The concept of well-being is now of interest to many disciplines; as a consequence, it presents an increasingly complex and contested territory. We suggest that much current thinking about well-being can be summarized in terms of four main discourses: scientific, popular, critical and environmental. Exponents of the scientific discourse argue that subjective well-being is now static or declining in developed countries: a paradox for economists, as incomes have grown considerably. Psychological observations on the loss of subjective well-being have also entered popular awareness, in simplified form, and conceptions of well-being as happiness are now influencing contemporary political debate and policy-making.

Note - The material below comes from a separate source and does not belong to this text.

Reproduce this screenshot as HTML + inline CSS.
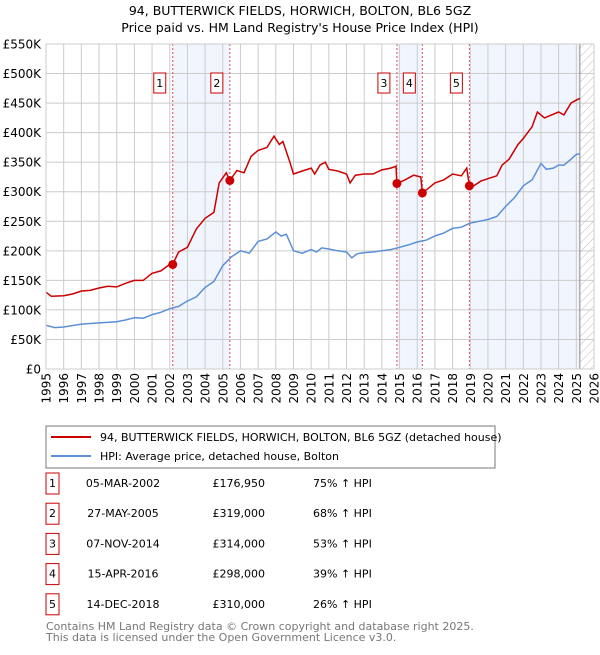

These views have not escaped criticism. Philosophers understand well-being as part of a flourishing human life, not just happiness. Some social theorists critique the export of specific cultural concepts of well-being as human universals. Others view well-being as a potentially divisive construct that may contribute to maintaining social inequalities. Environmentalists argue that socio-cultural patterns of over-consumption, within the neo-liberal economies of developed societies, present an impending ecological threat to individual, social and global well-being. As the four discourses carry different implications for action, we conclude by considering their varied utility and applicability for health promotion.